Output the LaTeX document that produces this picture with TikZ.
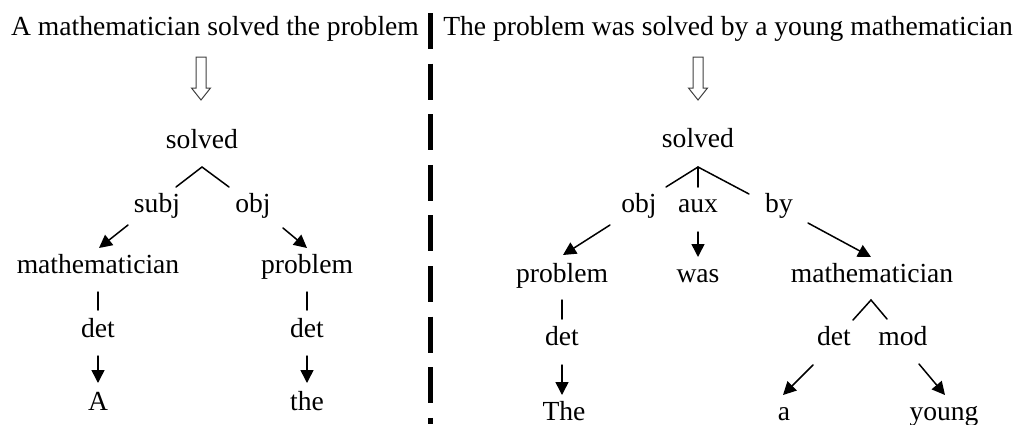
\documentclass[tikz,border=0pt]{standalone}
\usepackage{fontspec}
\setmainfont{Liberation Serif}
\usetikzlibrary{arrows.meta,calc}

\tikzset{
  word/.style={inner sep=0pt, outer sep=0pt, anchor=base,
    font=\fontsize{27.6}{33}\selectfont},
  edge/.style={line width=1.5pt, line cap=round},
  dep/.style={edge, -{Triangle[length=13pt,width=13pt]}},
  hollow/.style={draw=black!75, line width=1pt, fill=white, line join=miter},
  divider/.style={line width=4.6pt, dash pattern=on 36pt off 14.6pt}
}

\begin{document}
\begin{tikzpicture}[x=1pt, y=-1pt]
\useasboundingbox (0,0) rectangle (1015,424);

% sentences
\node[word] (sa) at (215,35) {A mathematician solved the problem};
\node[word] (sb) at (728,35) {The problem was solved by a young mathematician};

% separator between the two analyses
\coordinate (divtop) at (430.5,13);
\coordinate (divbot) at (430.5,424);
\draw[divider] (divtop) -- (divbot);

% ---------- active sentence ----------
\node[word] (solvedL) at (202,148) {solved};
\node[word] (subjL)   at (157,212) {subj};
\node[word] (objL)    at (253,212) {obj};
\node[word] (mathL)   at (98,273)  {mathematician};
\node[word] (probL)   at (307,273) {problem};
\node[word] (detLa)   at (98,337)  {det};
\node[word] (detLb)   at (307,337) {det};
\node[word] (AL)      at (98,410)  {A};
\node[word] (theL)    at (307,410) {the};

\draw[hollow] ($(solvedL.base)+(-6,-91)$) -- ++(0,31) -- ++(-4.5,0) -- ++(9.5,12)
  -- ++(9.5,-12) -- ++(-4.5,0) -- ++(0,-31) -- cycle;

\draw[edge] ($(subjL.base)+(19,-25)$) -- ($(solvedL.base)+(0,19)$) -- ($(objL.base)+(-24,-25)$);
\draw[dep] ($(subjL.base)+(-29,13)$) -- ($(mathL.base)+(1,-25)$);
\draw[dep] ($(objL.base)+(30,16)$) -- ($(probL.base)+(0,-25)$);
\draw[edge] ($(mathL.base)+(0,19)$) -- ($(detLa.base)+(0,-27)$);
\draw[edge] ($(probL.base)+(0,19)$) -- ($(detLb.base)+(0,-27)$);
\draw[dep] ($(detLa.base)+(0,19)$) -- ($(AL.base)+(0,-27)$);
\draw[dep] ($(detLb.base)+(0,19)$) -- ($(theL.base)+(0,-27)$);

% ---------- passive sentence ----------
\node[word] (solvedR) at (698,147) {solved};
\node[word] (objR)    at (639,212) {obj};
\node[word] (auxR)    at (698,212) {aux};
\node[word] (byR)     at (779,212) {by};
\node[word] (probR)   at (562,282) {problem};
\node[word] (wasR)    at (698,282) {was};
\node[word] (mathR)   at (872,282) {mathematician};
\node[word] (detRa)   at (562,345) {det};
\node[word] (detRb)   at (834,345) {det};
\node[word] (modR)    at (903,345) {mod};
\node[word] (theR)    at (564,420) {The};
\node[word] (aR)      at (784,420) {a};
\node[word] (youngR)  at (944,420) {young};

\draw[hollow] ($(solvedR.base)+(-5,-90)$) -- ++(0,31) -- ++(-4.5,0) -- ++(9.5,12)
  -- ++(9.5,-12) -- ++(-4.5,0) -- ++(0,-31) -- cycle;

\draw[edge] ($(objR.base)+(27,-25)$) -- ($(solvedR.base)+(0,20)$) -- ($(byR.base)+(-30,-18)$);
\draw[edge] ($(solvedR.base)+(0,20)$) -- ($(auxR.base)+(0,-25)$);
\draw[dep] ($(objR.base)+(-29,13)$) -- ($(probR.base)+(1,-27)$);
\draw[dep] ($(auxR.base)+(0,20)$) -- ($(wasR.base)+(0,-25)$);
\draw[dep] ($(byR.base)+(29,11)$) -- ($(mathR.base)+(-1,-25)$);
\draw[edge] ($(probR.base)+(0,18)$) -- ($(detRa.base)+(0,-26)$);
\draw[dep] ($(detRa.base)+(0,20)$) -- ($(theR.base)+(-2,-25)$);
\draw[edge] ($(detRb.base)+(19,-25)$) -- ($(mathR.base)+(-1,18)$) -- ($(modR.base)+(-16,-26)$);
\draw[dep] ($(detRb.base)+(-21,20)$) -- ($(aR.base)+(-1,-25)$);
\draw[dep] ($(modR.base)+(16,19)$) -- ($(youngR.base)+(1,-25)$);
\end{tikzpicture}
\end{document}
────────────────
Exercise brief » Copy out all the data without changing anything, and drop the pictures.

Solution for this exercise »
Output the LaTeX document that produces this picture with TikZ.
\documentclass[tikz,border=0pt]{standalone}
\usepackage{fontspec}
\setmainfont{Liberation Serif}
\usetikzlibrary{arrows.meta,calc}

\tikzset{
  word/.style={inner sep=0pt, outer sep=0pt, anchor=base,
    font=\fontsize{27.6}{33}\selectfont},
  edge/.style={line width=1.5pt, line cap=round},
  dep/.style={edge, -{Triangle[length=13pt,width=13pt]}},
  hollow/.style={draw=black!75, line width=1pt, fill=white, line join=miter},
  divider/.style={line width=4.6pt, dash pattern=on 36pt off 14.6pt}
}

\begin{document}
\begin{tikzpicture}[x=1pt, y=-1pt]
\useasboundingbox (0,0) rectangle (1015,424);

% sentences
\node[word] (sa) at (215,35) {A mathematician solved the problem};
\node[word] (sb) at (728,35) {The problem was solved by a young mathematician};

% separator between the two analyses
\coordinate (divtop) at (430.5,13);
\coordinate (divbot) at (430.5,424);
\draw[divider] (divtop) -- (divbot);

% ---------- active sentence ----------
\node[word] (solvedL) at (202,148) {solved};
\node[word] (subjL)   at (157,212) {subj};
\node[word] (objL)    at (253,212) {obj};
\node[word] (mathL)   at (98,273)  {mathematician};
\node[word] (probL)   at (307,273) {problem};
\node[word] (detLa)   at (98,337)  {det};
\node[word] (detLb)   at (307,337) {det};
\node[word] (AL)      at (98,410)  {A};
\node[word] (theL)    at (307,410) {the};

\draw[hollow] ($(solvedL.base)+(-6,-91)$) -- ++(0,31) -- ++(-4.5,0) -- ++(9.5,12)
  -- ++(9.5,-12) -- ++(-4.5,0) -- ++(0,-31) -- cycle;

\draw[edge] ($(subjL.base)+(19,-25)$) -- ($(solvedL.base)+(0,19)$) -- ($(objL.base)+(-24,-25)$);
\draw[dep] ($(subjL.base)+(-29,13)$) -- ($(mathL.base)+(1,-25)$);
\draw[dep] ($(objL.base)+(30,16)$) -- ($(probL.base)+(0,-25)$);
\draw[edge] ($(mathL.base)+(0,19)$) -- ($(detLa.base)+(0,-27)$);
\draw[edge] ($(probL.base)+(0,19)$) -- ($(detLb.base)+(0,-27)$);
\draw[dep] ($(detLa.base)+(0,19)$) -- ($(AL.base)+(0,-27)$);
\draw[dep] ($(detLb.base)+(0,19)$) -- ($(theL.base)+(0,-27)$);

% ---------- passive sentence ----------
\node[word] (solvedR) at (698,147) {solved};
\node[word] (objR)    at (639,212) {obj};
\node[word] (auxR)    at (698,212) {aux};
\node[word] (byR)     at (779,212) {by};
\node[word] (probR)   at (562,282) {problem};
\node[word] (wasR)    at (698,282) {was};
\node[word] (mathR)   at (872,282) {mathematician};
\node[word] (detRa)   at (562,345) {det};
\node[word] (detRb)   at (834,345) {det};
\node[word] (modR)    at (903,345) {mod};
\node[word] (theR)    at (564,420) {The};
\node[word] (aR)      at (784,420) {a};
\node[word] (youngR)  at (944,420) {young};

\draw[hollow] ($(solvedR.base)+(-5,-90)$) -- ++(0,31) -- ++(-4.5,0) -- ++(9.5,12)
  -- ++(9.5,-12) -- ++(-4.5,0) -- ++(0,-31) -- cycle;

\draw[edge] ($(objR.base)+(27,-25)$) -- ($(solvedR.base)+(0,20)$) -- ($(byR.base)+(-30,-18)$);
\draw[edge] ($(solvedR.base)+(0,20)$) -- ($(auxR.base)+(0,-25)$);
\draw[dep] ($(objR.base)+(-29,13)$) -- ($(probR.base)+(1,-27)$);
\draw[dep] ($(auxR.base)+(0,20)$) -- ($(wasR.base)+(0,-25)$);
\draw[dep] ($(byR.base)+(29,11)$) -- ($(mathR.base)+(-1,-25)$);
\draw[edge] ($(probR.base)+(0,18)$) -- ($(detRa.base)+(0,-26)$);
\draw[dep] ($(detRa.base)+(0,20)$) -- ($(theR.base)+(-2,-25)$);
\draw[edge] ($(detRb.base)+(19,-25)$) -- ($(mathR.base)+(-1,18)$) -- ($(modR.base)+(-16,-26)$);
\draw[dep] ($(detRb.base)+(-21,20)$) -- ($(aR.base)+(-1,-25)$);
\draw[dep] ($(modR.base)+(16,19)$) -- ($(youngR.base)+(1,-25)$);
\end{tikzpicture}
\end{document}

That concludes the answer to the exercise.